Rupert got up and went back to his desk massaging his scalp with both hands. The Trunchbull returned to the front of the class. The children sat there hypnotized. None of them had seen anything quite like this before. It was splendid entertainment. It was better than a pantomime but with one big difference. In this room there was an enormous human bomb in front of them which was liable to explode and blow someone to bits any moment. (13.68)
Depending on how you choose to interpret the Trunchbull's behavior, it's either unbelievably hilarious, or utterly terrifying. In fact, the more hilarious she seems, the more terrifying she is. Imagine what she might do if she caught you laughing at her. That would be no laughing matter.
"I don't want to talk about it," Miss Honey said. "It's too horrible. But in the end I became so frightened of her I used to start shaking when she came into the room. You must understand I was never a strong character like you. I was always shy and retiring." (17.43)
This is one scene in the book in which the Trunchbull's violent abuse takes a turn from the hilarious to the horrible. Her treatment of Miss Honey is in no way funny. It's tragic, sad, and has left Miss Honey severely damaged, maybe for life.
"What happened when you were left all alone with the aunt? Wasn't she nice to you?"
"Nice?" Miss Honey said. "She was a demon. As soon as my father was out of the way she became a holy terror. My life was a nightmare." (17.40-1)
How sweet. Even though Matilda has a rough family life, she still looks for the good in other people. Her default setting is good. That's why her first impulse is to think that an adoptive aunt would be nice to Miss Honey. Unfortunately, as Miss Honey quickly explains, her aunt was a demon. Of course this makes the Trunchbull's violent abuse all the more terrible.

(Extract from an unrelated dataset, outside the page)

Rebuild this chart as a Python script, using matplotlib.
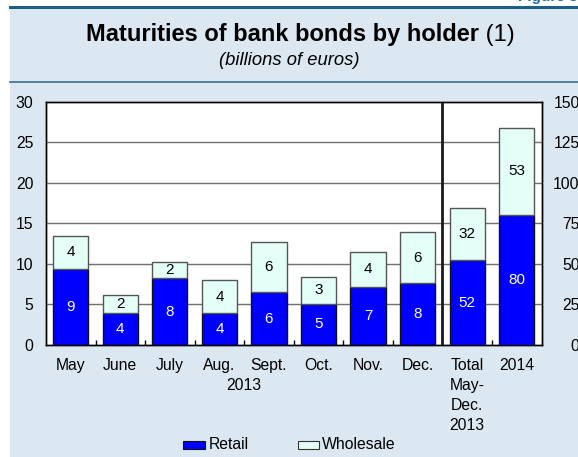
import matplotlib
matplotlib.use("Agg")
import matplotlib.pyplot as plt
from matplotlib.patches import Rectangle
from matplotlib.lines import Line2D

plt.rcParams['font.family'] = ['Liberation Sans', 'DejaVu Sans']

# ---- data (billions of euros) ----
categories = ["May", "June", "July", "Aug.", "Sept.", "Oct.", "Nov.", "Dec.",
              "Total\nMay-\nDec.\n2013", "2014"]
retail = [9.4, 4.0, 8.2, 3.9, 6.5, 5.1, 7.2, 7.6, 52.1, 80.3]
wholesale = [4.0, 2.1, 2.0, 4.1, 6.2, 3.3, 4.3, 6.3, 32.3, 53.3]
series_names = ["Retail", "Wholesale"]
left_ticks = [0, 5, 10, 15, 20, 25, 30]
right_ticks = [0, 25, 50, 75, 100, 125, 150]
n_monthly = 8  # first 8 bars use the left scale, the rest the right scale

W, H = 578, 457
fig = plt.figure(figsize=(W / 100, H / 100), dpi=100)
fig.patch.set_facecolor("white")

BG = "#dce8f1"
RETAIL_C = "#0000ff"
WHOLE_C = "#e4fff8"


def fx(px):
    return px / W


def fy(py):
    return 1 - py / H


# panel background and rules
fig.patches.append(Rectangle((fx(10), fy(457)), fx(578) - fx(10), fy(8) - fy(457),
                             transform=fig.transFigure, facecolor=BG,
                             edgecolor="none", zorder=-10))
fig.lines.append(Line2D([fx(10), 1], [fy(7), fy(7)], transform=fig.transFigure,
                        color="#1d5f82", lw=2.2, zorder=-9))
fig.lines.append(Line2D([fx(10), 1], [fy(81.5), fy(81.5)], transform=fig.transFigure,
                        color="#3b6e8e", lw=1.2, zorder=-9))
fig.text(fx(578), fy(1.5), "Figure 8", ha="right", va="baseline",
         fontsize=11, fontweight="bold", color="#1d6fa0")

# title
t1 = fig.text(0, 0, "Maturities of bank bonds by holder", fontsize=17,
              fontweight="bold", ha="left", va="baseline")
t2 = fig.text(0, 0, " (1)", fontsize=17, ha="left", va="baseline")
fig.canvas.draw()
r = fig.canvas.get_renderer()
w1 = t1.get_window_extent(r).width
w2 = t2.get_window_extent(r).width
x0 = (W / 2 + 11 - (w1 + w2) / 2)
t1.set_position((fx(x0), fy(40.5)))
t2.set_position((fx(x0 + w1), fy(40.5)))
fig.text(fx(289), fy(65), "(billions of euros)", fontsize=13.2, style="italic",
         ha="center", va="baseline")

# axes
left, right, top, bottom = 46, 541.5, 101.5, 345
ax = fig.add_axes([fx(left), fy(bottom), fx(right) - fx(left), fy(top) - fy(bottom)])
ax.set_facecolor("white")
ax2 = ax.twinx()

x = list(range(len(categories)))
bw = 0.71
ax.set_xlim(-0.5, len(categories) - 0.5)
ax.set_ylim(0, 30)
ax2.set_ylim(0, 150)

for i in x:
    a = ax if i < n_monthly else ax2
    a.bar(i, retail[i], bw, color=RETAIL_C, edgecolor="#111111", linewidth=1.0, zorder=3)
    a.bar(i, wholesale[i], bw, bottom=retail[i], color=WHOLE_C,
          edgecolor="#555555", linewidth=1.0, zorder=3)
    a.text(i, retail[i] / 2, f"{retail[i]:.0f}", ha="center", va="center",
           color="white", fontsize=11, zorder=4)
    a.text(i, retail[i] + wholesale[i] / 2, f"{wholesale[i]:.0f}", ha="center",
           va="center", color="black", fontsize=11, zorder=4)

# grid and separator
for v in left_ticks[1:-1]:
    ax.axhline(v, color="#707070", lw=1.0, zorder=1)
ax.axvline(n_monthly - 0.5, color="#1a1a1a", lw=2.0, zorder=5)

for a in (ax, ax2):
    for s in a.spines.values():
        s.set_color("black")
        s.set_linewidth(1.0)

ax.set_yticks(left_ticks)
ax.set_yticklabels([str(v) for v in left_ticks])
ax.tick_params(axis="y", length=0, pad=9, labelsize=11.3)

ax2.set_yticks(right_ticks)
ax2.set_yticklabels([str(v) for v in right_ticks])
ax2.tick_params(axis="y", length=0, pad=27.5, labelsize=11.3)
for t in ax2.get_yticklabels():
    t.set_horizontalalignment("right")

ax.set_xticks(x)
ax.set_xticklabels(categories, linespacing=1.42, va="top")
ax.set_xticks([i + 0.5 for i in x[:-1]], minor=True)
ax.tick_params(axis="x", which="major", length=0, pad=9.5, labelsize=11.3)
ax.tick_params(axis="x", which="minor", length=3.5, direction="in", width=1)
ax.text((3 + 4) / 2, -0.135, "2013", transform=ax.get_xaxis_transform(),
        ha="center", va="top", fontsize=11.3)

# legend
fig.patches.append(Rectangle((fx(183), fy(449)), fx(205) - fx(183), fy(440.5) - fy(449),
                             transform=fig.transFigure, facecolor=RETAIL_C,
                             edgecolor="#111111", lw=0.8, zorder=3))
fig.text(fx(209), fy(444.5), series_names[0], fontsize=11.3, ha="left", va="center")
fig.patches.append(Rectangle((fx(298), fy(449)), fx(319) - fx(298), fy(440.5) - fy(449),
                             transform=fig.transFigure, facecolor=WHOLE_C,
                             edgecolor="#333333", lw=0.8, zorder=3))
fig.text(fx(322), fy(444.5), series_names[1], fontsize=11.3, ha="left", va="center")

fig.savefig("out.png", dpi=100, facecolor=fig.get_facecolor())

How could she be so awful to sweet little Miss Honey?
"After my father died, when I was five and a half, she used to make me bathe myself all alone. And if she came up and thought I hadn't washed properly she would push my head under the water and hold it there. But don't get me started on what she used to do. That won't help us at all." (18.4)
We get a lot of hints about how dreadful the Trunchbull's abuse of Miss Honey was, like the fact that she would push the teacher's head under the water and hold it there, but we don't get many details beyond that. Nevertheless, when you stop to think about it, you realize just how incredibly violent the Trunchbull was (and still is!). Just imagine how terrible the other things she did must have been, if Miss Honey doesn't even want to talk about them at all.
"I am glad to see," she said, "that there are no slimy creatures in my drinking-water this time. If there had been, then something exceptionally unpleasant would have happened to every single member of this class. And that includes you, Miss Honey." (20.15)
When people play pranks on her, the Trunchbull becomes even more determined to be violent and evil. She just takes them as excuses that let her punish other people. She'd be mean anyway, but when someone plays a prank, that makes it even easier for her to unleash her violent side and lash out.